Participants in the Solicitation
ArcLight, Proterra and their respective directors, executive officers, other
members of management and employees, under SEC rules, may be deemed to be
participants in the solicitation of proxies of ArcLight's shareholders in
connection with the Business Combination. Investors and security holders may
obtain more detailed information regarding the names and interests in the
Business Combination of ArcLight's directors and officers, and Proterra's
directors and executive officers, in ArcLight's filings with the SEC, including
the Registration Statement.
Forward Looking Statements
Certain statements in this Current Report on Form 8-K may be considered
forward-looking statements. Forward-looking statements generally relate to
future events or ArcLight's or Proterra's future financial or operating
performance.
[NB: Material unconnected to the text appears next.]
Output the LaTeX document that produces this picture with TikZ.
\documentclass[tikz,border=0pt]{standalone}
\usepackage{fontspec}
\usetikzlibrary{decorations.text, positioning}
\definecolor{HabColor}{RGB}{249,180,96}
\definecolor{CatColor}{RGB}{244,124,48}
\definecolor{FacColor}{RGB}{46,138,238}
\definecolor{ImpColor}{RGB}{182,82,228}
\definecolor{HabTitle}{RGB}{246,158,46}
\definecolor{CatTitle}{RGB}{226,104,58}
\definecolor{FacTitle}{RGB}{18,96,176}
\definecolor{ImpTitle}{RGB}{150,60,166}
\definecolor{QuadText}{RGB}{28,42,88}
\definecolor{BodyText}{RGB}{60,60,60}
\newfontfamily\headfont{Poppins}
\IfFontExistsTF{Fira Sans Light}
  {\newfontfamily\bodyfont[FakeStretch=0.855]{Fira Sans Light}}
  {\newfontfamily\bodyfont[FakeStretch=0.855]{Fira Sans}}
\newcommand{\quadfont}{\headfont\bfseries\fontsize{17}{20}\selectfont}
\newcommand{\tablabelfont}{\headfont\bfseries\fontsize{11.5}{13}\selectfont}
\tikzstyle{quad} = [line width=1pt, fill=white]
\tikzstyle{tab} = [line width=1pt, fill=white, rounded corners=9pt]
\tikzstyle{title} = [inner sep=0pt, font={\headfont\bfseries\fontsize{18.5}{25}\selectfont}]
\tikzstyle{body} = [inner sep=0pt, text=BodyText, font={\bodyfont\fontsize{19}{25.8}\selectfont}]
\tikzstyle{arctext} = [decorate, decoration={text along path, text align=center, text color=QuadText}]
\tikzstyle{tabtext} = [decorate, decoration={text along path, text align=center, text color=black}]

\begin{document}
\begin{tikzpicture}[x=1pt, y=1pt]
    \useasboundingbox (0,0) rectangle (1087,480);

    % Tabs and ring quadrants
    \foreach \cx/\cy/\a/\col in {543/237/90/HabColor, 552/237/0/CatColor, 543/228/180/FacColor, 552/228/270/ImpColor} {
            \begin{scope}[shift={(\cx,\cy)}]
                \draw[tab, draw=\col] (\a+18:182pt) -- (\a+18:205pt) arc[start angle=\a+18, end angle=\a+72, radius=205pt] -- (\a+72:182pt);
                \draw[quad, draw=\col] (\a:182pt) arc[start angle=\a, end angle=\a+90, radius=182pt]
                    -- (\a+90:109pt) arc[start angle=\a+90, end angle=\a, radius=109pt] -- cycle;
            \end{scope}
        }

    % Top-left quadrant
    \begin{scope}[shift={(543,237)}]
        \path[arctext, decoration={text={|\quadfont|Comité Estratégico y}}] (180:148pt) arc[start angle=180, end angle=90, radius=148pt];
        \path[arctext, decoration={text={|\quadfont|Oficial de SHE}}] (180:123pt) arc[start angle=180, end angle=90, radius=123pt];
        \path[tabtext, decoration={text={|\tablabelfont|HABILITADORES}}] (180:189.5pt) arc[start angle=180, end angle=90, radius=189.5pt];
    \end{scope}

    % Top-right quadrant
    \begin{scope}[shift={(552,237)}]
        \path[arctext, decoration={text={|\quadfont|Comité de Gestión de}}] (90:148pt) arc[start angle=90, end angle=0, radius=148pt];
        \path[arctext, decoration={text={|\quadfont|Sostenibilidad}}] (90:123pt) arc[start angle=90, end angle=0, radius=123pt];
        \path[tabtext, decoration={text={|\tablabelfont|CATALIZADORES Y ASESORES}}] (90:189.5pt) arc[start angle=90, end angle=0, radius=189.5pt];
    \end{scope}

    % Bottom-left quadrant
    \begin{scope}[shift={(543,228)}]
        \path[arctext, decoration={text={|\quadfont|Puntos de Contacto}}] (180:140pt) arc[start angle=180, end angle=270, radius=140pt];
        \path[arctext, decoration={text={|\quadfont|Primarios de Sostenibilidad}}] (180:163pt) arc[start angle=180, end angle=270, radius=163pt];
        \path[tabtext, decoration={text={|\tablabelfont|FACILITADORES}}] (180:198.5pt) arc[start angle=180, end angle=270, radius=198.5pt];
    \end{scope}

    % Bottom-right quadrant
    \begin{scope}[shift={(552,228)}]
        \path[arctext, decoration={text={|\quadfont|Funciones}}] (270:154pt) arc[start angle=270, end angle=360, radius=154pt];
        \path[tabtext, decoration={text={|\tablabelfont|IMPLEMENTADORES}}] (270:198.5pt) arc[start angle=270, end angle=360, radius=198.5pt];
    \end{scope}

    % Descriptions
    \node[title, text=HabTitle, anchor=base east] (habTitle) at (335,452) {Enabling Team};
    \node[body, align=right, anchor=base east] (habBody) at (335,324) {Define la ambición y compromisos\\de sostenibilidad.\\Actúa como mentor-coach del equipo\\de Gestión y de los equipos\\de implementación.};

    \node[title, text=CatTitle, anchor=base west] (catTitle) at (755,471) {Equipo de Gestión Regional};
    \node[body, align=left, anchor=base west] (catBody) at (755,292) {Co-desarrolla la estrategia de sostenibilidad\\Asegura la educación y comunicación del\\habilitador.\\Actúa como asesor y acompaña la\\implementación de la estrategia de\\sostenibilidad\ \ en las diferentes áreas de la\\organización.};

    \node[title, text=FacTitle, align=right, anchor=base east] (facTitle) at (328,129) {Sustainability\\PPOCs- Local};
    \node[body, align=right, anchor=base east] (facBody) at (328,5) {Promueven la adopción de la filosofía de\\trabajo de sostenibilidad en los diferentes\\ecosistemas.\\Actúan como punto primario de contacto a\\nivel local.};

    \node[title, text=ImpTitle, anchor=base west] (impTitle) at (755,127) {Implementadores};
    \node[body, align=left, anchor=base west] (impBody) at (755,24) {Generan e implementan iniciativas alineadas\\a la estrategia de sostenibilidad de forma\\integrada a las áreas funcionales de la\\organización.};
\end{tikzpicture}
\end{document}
In some cases, you can identify forward-looking statements by
terminology such as "may", "should", "expect", "intend", "will", "estimate",
"anticipate", "believe", "predict", "potential" or "continue", or the negatives
of these terms or variations of them or similar terminology. Such
forward-looking statements are subject to risks, uncertainties and other factors
which could cause actual results to differ materially from those expressed or
implied by such forward looking statements.
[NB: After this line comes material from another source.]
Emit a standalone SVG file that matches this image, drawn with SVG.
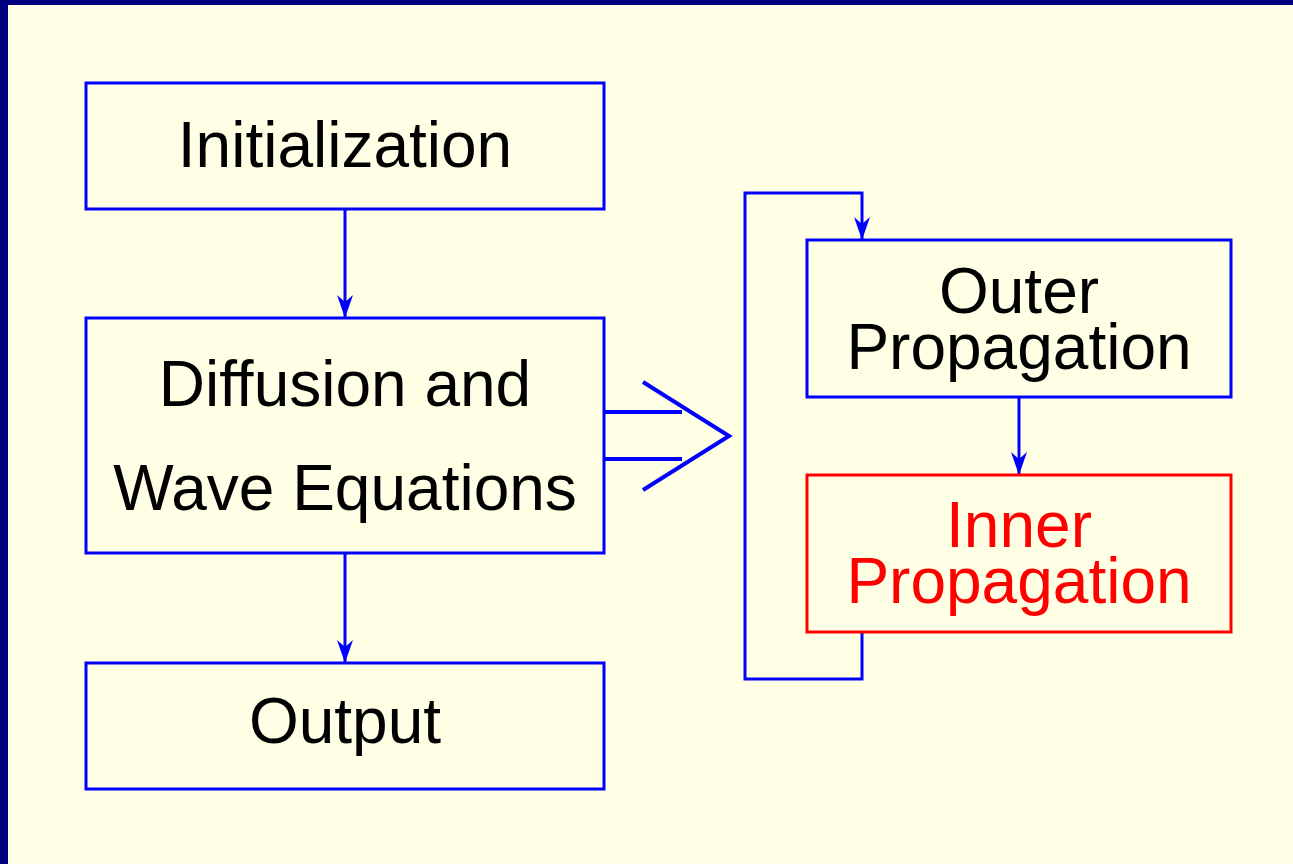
<svg xmlns="http://www.w3.org/2000/svg" width="1293" height="864" viewBox="0 0 1293 864">
<defs>
<marker id="ah" viewBox="0 0 24 18" refX="23" refY="9" markerWidth="24" markerHeight="18" markerUnits="userSpaceOnUse" orient="auto">
<path d="M0,1 L23,9 L0,17 L7,9 Z" fill="#0000FF"/>
</marker>
</defs>
<style>
.box{fill:none;stroke:#0000FF;stroke-width:3}
.red{fill:none;stroke:#FF0000;stroke-width:3}
.t{font-family:"Liberation Sans",Arial,sans-serif;font-size:64px;fill:#000;text-anchor:middle}
.tr{font-family:"Liberation Sans",Arial,sans-serif;font-size:64px;fill:#FF0000;text-anchor:middle}
.ln{fill:none;stroke:#0000FF;stroke-width:3}
.ln4{fill:none;stroke:#0000FF;stroke-width:4}
</style>
<rect x="0" y="0" width="1293" height="864" fill="#000080"/>
<rect x="8" y="5" width="1285" height="859" fill="#FFFFE6"/>
<g id="connectors">
<line class="ln" x1="345" y1="209" x2="345" y2="318" marker-end="url(#ah)"/>
<line class="ln" x1="345" y1="553" x2="345" y2="663" marker-end="url(#ah)"/>
<line class="ln" x1="1019" y1="397" x2="1019" y2="475" marker-end="url(#ah)"/>
<polyline class="ln" points="862,632 862,679 745,679 745,193 862,193 862,240" marker-end="url(#ah)"/>
<g id="double-arrow">
<line class="ln4" x1="604" y1="412" x2="682" y2="412"/>
<line class="ln4" x1="604" y1="459" x2="682" y2="459"/>
<polyline class="ln4" points="643,382 729,436 643,490"/>
</g>
</g>
<g id="init">
<rect class="box" x="86" y="83" width="518" height="126"/>
<text class="t" x="345" y="167">Initialization</text>
</g>
<g id="diffusion">
<rect class="box" x="86" y="318" width="518" height="235"/>
<text class="t" x="345" y="406">Diffusion and</text>
<text class="t" x="345" y="510">Wave Equations</text>
</g>
<g id="output">
<rect class="box" x="86" y="663" width="518" height="126"/>
<text class="t" x="345" y="743">Output</text>
</g>
<g id="outer">
<rect class="box" x="807" y="240" width="424" height="157"/>
<text class="t" x="1019" y="313">Outer</text>
<text class="t" x="1019" y="369">Propagation</text>
</g>
<g id="inner">
<rect class="red" x="807" y="475" width="424" height="157"/>
<text class="tr" x="1019" y="547">Inner</text>
<text class="tr" x="1019" y="603">Propagation</text>
</g>
</svg>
Any forward-looking statements are based upon estimates and assumptions that,
while considered reasonable by ArcLight and its management, and Proterra and its
management, as the case may be, are inherently uncertain and subject to material
change. Factors that may cause actual results to differ materially from current
expectations include, but are not limited to, various factors beyond
management's control, including general economic conditions and other risks and
uncertainties set forth in the section entitled "Risk Factors" and "Cautionary
Note Regarding Forward-Looking Statements" in the Registration Statement, as
well as factors associated with companies, such as Proterra, that are engaged in
commercial electric vehicle technology, including anticipated trends, growth
rates, and challenges in those businesses and in the markets in which they
operate; macroeconomic conditions related to the global COVID-19 pandemic;
trends with respect to government funding for public transit; the willingness of
corporate and other public transportation providers to adopt and fund the
purchase of electric vehicles for mass transit; expected adoption of
electrification technologies for commercial vehicles; the size and growth of the
market for alternative energy vehicles in general and medium-and heavy-duty
electric vehicles, including transit buses and other commercial vehicles, in
particular; the effects of increased competition; the ability to stay in
compliance with laws and regulations that currently apply or become applicable
to the commercial electric vehicle technology business and government
contractors; the failure to realize the anticipated benefits of the transaction;
the amount of redemption requests made by ArcLight's public stockholders; the
ability of the issuer that results from the transaction to issue equity or
equity-linked securities or obtain debt financing in connection with the
transaction or in the future.
Nothing in this Current Report on Form 8-K should be regarded as a
representation by any person that the forward-looking statements set forth
herein will be achieved or that any of the contemplated results of such
forward-looking statements will be achieved. You should not place undue reliance
on forward-looking statements, which speak only as of the date they are made.
Neither ArcLight nor Proterra undertakes any duty to update these
forward-looking statements.
Disclaimer
This communication is for informational purposes only and is neither an offer to
purchase, nor a solicitation of an offer to sell, subscribe for or buy, any
securities or the solicitation of any vote in any jurisdiction pursuant to the
Business Combination or otherwise, nor shall there be any sale, issuance or
transfer or securities in any jurisdiction in contravention of applicable law.
No offer of securities shall be made except by means of a prospectus meeting the
requirements of Section 10 of the Securities Act.